I frequently see people not wash their hands in the bathroom and for those that do, the vast majority don't understand that it takes more than five seconds to actually get them clean.
Also, I can't remember the last time I saw someone (other than myself) sneeze or cough into their elbow. Most people still use their hands.
Oh yeah, and most people still don't stay home from work when they're sick.
Face it, Jacob. The American public needs to be educated. Sorry that annoys you.
And you seriously think that the blowing a minor disease outbreak out of proportion is going to do anything about it when SARS, Bird Flu, West Nile and Kindergarten didn't?
I have nothing against public health education. I just think taking up time to worry about things that don't need the worry is stupid.
And how much of the coverage is educational? I'm sure there's been some education in the coverage somewhere, but most of it is urgent updates on some kid in Texas getting sick or questions about whether or not this will kill us all.

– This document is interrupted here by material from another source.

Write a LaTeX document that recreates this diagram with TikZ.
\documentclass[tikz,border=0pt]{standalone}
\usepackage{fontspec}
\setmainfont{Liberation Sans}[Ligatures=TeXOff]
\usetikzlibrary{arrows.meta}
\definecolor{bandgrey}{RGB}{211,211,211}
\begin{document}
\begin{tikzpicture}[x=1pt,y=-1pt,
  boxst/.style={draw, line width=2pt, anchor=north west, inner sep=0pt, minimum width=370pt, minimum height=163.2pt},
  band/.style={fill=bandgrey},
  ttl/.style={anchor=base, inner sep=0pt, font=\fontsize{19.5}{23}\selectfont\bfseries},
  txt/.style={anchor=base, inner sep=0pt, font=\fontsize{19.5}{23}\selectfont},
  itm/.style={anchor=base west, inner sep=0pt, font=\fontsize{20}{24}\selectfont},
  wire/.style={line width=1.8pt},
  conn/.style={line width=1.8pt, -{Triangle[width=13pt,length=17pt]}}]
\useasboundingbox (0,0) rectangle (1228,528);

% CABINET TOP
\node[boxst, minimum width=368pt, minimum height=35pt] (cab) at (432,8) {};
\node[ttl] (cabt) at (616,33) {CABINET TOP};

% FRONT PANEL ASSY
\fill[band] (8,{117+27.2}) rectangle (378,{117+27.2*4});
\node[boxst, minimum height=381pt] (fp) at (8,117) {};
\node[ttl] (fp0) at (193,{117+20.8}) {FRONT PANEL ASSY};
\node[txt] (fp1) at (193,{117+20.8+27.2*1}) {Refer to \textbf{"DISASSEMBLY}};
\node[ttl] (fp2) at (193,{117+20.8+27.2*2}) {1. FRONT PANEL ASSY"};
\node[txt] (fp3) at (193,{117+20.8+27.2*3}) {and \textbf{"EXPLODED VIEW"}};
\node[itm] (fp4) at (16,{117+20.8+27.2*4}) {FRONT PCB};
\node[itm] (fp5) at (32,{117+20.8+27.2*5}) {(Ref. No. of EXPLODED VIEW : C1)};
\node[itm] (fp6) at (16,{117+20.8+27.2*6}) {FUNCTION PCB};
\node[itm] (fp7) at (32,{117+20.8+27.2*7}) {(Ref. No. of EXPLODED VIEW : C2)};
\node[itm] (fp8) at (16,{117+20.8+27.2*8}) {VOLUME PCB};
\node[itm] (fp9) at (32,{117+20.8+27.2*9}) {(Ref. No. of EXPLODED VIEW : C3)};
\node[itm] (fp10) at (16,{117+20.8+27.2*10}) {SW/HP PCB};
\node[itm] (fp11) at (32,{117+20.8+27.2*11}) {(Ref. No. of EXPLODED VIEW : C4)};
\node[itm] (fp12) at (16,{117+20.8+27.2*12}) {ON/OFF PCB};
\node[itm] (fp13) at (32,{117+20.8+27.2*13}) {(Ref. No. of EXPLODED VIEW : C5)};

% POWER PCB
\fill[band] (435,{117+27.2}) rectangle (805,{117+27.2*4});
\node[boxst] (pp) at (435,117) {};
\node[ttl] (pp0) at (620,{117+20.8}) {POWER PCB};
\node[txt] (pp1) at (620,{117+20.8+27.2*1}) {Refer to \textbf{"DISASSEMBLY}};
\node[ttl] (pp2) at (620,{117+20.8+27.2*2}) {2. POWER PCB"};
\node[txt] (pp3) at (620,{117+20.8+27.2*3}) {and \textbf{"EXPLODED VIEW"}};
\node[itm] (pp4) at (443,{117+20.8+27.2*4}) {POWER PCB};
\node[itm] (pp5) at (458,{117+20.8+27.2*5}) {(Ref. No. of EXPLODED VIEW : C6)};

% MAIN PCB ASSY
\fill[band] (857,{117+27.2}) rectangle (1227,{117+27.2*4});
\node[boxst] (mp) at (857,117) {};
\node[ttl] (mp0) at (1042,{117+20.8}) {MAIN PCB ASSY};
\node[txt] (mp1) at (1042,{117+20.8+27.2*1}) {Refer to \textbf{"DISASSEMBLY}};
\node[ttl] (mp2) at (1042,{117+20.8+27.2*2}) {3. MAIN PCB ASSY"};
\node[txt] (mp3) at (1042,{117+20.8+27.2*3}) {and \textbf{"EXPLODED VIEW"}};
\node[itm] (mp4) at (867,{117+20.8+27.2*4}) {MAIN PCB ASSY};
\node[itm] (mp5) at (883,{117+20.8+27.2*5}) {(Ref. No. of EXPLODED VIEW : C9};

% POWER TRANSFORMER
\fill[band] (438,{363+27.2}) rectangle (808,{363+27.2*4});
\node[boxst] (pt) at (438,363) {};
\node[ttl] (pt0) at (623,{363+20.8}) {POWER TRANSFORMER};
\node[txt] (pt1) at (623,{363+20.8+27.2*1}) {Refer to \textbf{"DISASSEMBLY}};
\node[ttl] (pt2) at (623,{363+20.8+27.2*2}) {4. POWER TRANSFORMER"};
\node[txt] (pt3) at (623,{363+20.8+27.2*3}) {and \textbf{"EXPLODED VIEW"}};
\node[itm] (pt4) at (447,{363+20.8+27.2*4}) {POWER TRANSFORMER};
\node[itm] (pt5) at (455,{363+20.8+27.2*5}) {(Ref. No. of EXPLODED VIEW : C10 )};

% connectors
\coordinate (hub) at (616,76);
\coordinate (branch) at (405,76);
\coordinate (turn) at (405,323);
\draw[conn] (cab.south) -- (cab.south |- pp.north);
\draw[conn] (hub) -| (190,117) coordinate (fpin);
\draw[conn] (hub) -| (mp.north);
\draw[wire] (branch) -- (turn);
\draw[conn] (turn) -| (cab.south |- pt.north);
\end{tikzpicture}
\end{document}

Okay, Jacob, I was with you all the way until the last paragraph when you suggested overreacting to bubonic plague.
No, no, no. We get a few cases of plague every few years out here and I'm tired of the media having conniptions about it.
But other than that, I agree.
On the other hand, now I have a great excuse to skip work if I need one in the next few weeks... ;-)
Theresa, I think Jacob was kidding in that last paragraph. I'm guessing the reason the media reacts to your few cases of bubonic plague is for the weirdness factor -- most people don't realize that the plague is still around.
Jacob, remember when we were copy editors during the whole SARS hoopla, and the AP wire was full of photos of Asian people wearing surgical masks? They're back! People in surgical masks, all over the news! (I guess that's the only way to illustrate the flu, other than with pictures of pigs.)
Hey - it's more exciting than a picture of a gas pump.
Has another white girl been kidnapped?! How did I miss this?
News of actual importance would be much harder to explain, not to mention harder to illustrate visually.
No, you're absolutely right. As a scientist, I'm constantly annoyed by the media's complete lack of understanding and melodramatic overreaction to both scientific findings and health scares. The swine flu is just the latest thing for the talking heads to yammer on nonsensically about.
"Yammering On" would actually be a very fitting title for one of those news commentary shows on CNN. I might actually watch that just for the honesty of the title.
Nah. Forget it. I wouldn't.
Chris, have you noticed that your recent comments have dealt as much with previous comments as they have the original posts? Odd.
I am unconcerned about this as well. Thank you.
Are you accusing me of not reading your posts yet leaving comments anyway to make it seem like I have? I wouldn't do that, would I?
You might notice my first comment on this post was strictly inspired by the post. For some reason, I came back and left a second comment that was in response to another commenter. And now, God help me, I'm leaving a third comment, which is a reply to your comment about my comment.
I've got to get back to work before this gets out of hand.
I actually wasn't accusing you of anything. I just thought it was funny that most of your recent comments were kind of comments about comments.